Because God searches the deepest desires and longings of our heart and knows what the Spirit is thinking all of the time, being Himself the third person of the Triune Godhead, the Holy Spirit continuously intercedes for us  in accordance with the will of God (Romans 8:27). Added to this, the resurrected glorified Lord Jesus Himself has a permanent Priesthood and sits at the Father’s right hand and ever lives to continuously intercede for His betrothed bride He has redeemed, justified, and cleansed in His atoning blood, and sealed with the Holy Spirit of Promise (Hebrews 7:24-25) (Hebrews 1:3) (Ephesians 1:7) (1 John 1:7) (Romans 5:9) (Ephesians 1:13).

Even though the Lord Jesus was without sin He still had to learn obedience to His Father in heaven. True, He did not have a sinful nature at all like we have because He was without sin, yet Satan still tempted Him to act independently from His Father’s will which would have caused the Lord Jesus to sin. Satan used the same tactics on the Lord Jesus when tempting Him in the wilderness that he used on Adam. These are the same tactics that Satan uses on us to get us out of the will of God, being the lust of the flesh, the lust of the eyes and the pride of life to which the first Adam succumbed, but the Lord Jesus, being the Second Adam, didn’t give into the temptation to sin (1 John 2:16) (1 Corinthians 15:45).

Learning to be obedient to the Triune Godhead takes time and effort. It does not happen overnight. There is no instant spiritual ‘fix’ in walking the path of obedience. It is the narrow path that leads to life and a path we must constantly ask God to keep our feet on. He has given us His Word and this is our street directory as it were to enable us to find our way around the Kingdom of God as we walk in this fallen world with its lures and temptations to sin.
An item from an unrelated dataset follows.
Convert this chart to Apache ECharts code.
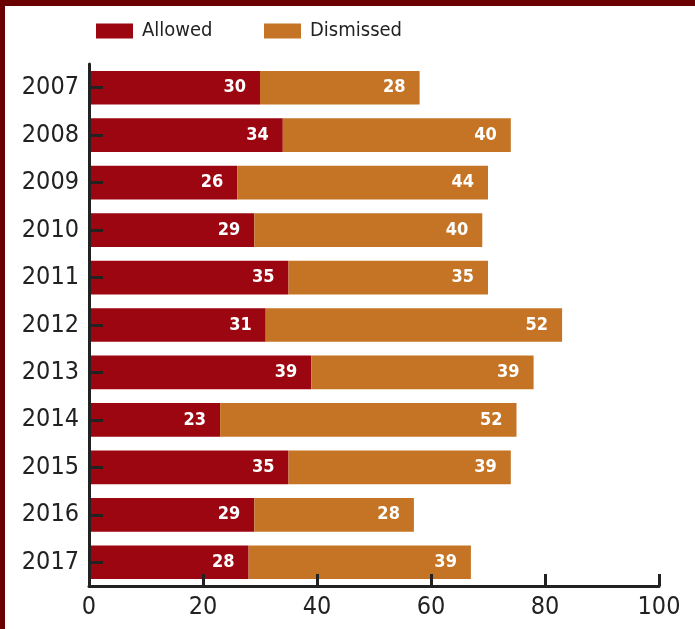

If our Lord Jesus, even though He was without sin, still had to learn obedience through suffering how much more do we need to learn obedience through suffering? Now when we are speaking about suffering in this context we are primarily speaking about daily crucifying our fleshly nature with its passions, appetites and desires that are constantly at war with the Spirit of God on the inside of us and this involves the surrender of the will. If we are willing to submit our will to God’s will then once we have done this God can then do in us spiritually what we cannot do of ourselves because in our flesh dwells no good thing at all that can please God (Romans 7:18-19).

Because of our innate tendency to sin we must constantly yield our wills to the will of God and when we find our wills starting to bend in the opposite direction we need to cry out to the Lord to make us willing to be made willing and He will do this for us by the power of his indestructible life residing in us in the Holy Spirit. Walking in all the will of God has its daily challenges, but when we work at submitting our wills to His will we will discover that God’s will is good acceptable and perfect when we yield our bodies to Him. If He gets the body then He gets the contents as well (Romans 12:1-2). Doing God’s will is not easy and when we seek to obey it even when our flesh is crying out to go in the opposite direction in the end submitting to the will of God will be the best and most sweetest thing in all of the world!